GIVEN PROBLEM | Every line below that mentions the word "HTML" should be copied out.

DATASET |

★ ★ ★ ★ ★ ★ ★

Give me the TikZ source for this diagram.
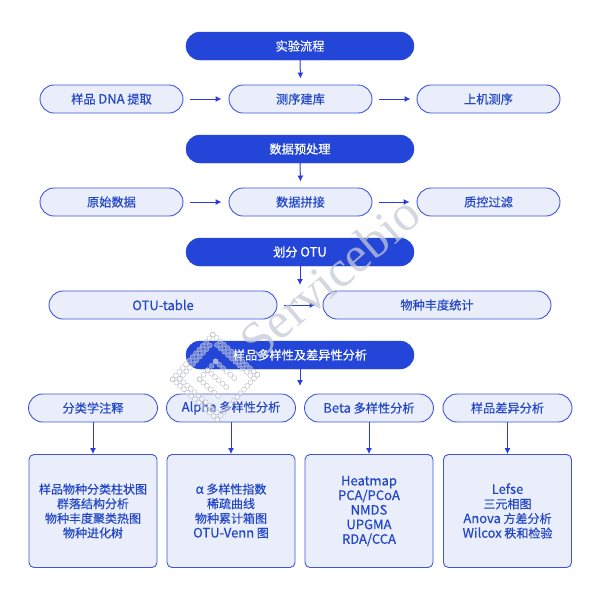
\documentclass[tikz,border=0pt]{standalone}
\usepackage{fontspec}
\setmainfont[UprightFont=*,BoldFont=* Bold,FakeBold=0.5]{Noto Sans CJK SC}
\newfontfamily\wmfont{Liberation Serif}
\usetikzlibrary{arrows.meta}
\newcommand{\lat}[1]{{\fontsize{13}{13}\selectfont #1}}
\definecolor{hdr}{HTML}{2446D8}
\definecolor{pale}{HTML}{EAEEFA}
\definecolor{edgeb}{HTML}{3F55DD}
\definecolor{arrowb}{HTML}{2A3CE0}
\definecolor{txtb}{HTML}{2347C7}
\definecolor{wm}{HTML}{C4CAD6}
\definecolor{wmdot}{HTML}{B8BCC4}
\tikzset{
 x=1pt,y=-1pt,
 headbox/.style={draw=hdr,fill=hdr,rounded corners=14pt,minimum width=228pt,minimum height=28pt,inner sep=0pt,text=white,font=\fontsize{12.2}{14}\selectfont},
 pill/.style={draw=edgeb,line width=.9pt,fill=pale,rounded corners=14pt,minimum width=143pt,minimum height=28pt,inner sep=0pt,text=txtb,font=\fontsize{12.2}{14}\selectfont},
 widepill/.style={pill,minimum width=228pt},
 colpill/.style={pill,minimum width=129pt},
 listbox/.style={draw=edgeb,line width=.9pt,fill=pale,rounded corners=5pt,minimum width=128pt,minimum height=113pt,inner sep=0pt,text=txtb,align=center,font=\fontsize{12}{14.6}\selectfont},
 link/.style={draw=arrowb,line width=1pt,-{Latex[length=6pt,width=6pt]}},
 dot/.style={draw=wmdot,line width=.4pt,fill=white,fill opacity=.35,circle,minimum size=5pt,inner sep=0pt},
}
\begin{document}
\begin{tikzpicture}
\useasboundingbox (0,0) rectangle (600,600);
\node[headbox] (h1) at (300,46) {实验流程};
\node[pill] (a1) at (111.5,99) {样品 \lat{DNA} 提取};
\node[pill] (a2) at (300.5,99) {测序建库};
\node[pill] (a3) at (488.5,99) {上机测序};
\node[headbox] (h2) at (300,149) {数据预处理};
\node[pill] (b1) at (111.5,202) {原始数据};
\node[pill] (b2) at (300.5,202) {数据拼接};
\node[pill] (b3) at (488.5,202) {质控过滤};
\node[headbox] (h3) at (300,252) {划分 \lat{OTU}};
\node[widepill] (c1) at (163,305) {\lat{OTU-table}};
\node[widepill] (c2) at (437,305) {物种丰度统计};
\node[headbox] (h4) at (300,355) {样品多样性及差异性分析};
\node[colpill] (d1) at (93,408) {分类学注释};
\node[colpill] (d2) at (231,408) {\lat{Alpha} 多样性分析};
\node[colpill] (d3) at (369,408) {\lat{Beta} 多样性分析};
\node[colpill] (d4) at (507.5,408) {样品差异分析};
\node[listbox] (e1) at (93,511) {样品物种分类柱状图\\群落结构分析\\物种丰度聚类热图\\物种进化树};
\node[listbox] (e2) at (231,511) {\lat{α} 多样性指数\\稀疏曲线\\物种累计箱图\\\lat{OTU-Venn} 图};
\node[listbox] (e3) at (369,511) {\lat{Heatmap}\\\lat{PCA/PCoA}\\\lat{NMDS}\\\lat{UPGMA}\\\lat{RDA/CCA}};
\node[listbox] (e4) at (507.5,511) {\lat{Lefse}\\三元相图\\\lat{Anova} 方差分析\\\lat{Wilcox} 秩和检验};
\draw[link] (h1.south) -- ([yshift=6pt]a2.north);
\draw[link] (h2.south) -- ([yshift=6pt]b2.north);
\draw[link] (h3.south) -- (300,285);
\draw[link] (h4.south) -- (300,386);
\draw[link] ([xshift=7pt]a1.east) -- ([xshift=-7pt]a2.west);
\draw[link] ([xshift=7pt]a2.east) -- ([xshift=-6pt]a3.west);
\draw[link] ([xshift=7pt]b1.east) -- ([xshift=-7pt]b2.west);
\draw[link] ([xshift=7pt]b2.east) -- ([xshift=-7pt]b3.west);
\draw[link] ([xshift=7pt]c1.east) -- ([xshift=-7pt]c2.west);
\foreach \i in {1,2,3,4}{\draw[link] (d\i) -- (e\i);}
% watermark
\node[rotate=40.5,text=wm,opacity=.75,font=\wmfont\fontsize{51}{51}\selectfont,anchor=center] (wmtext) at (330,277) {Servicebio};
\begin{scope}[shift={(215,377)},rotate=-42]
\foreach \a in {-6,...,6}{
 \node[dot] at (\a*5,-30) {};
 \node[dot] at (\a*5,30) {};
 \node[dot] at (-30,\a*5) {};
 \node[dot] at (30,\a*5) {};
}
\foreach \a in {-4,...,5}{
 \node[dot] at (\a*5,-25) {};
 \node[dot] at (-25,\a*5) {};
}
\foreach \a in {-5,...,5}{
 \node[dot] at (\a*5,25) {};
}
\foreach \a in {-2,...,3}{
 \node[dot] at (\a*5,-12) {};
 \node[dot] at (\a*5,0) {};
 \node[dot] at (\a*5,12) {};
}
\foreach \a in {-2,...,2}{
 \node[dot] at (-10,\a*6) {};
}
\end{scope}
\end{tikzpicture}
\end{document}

★ ★ ★ ★ ★ ★ ★

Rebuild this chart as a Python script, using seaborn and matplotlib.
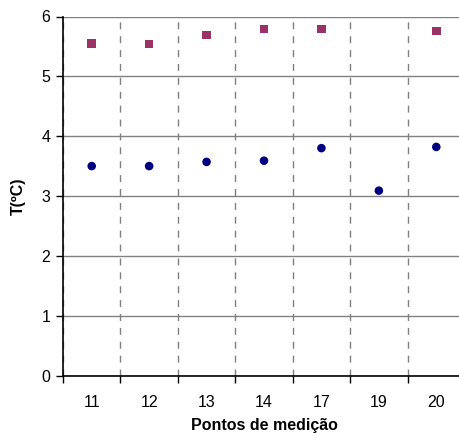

★ ★ ★ ★ ★ ★ ★

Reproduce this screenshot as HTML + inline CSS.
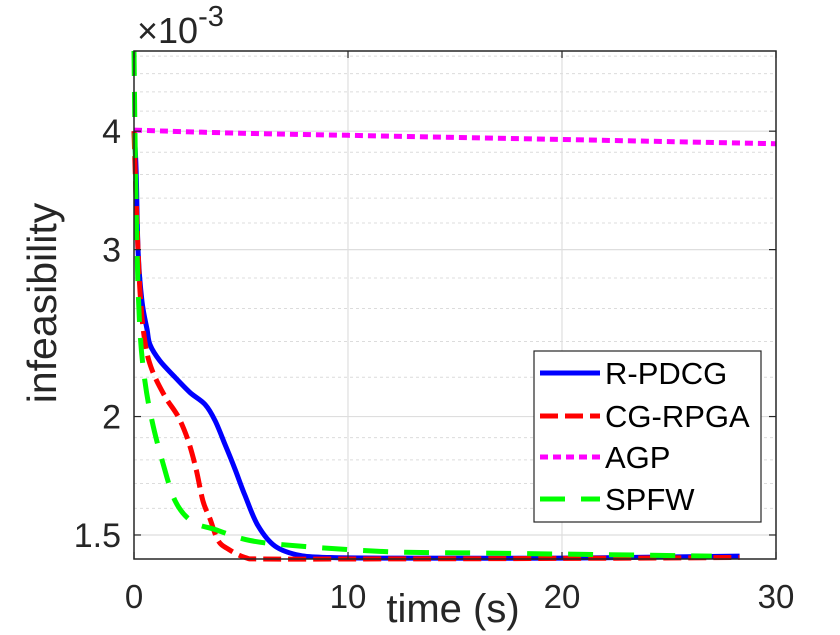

★ ★ ★ ★ ★ ★ ★

TASK RESULT |
\definecolor{hdr}{HTML}{2446D8}
\definecolor{pale}{HTML}{EAEEFA}
\definecolor{edgeb}{HTML}{3F55DD}
\definecolor{arrowb}{HTML}{2A3CE0}
\definecolor{txtb}{HTML}{2347C7}
\definecolor{wm}{HTML}{C4CAD6}
\definecolor{wmdot}{HTML}{B8BCC4}
Reproduce this screenshot as HTML + inline CSS.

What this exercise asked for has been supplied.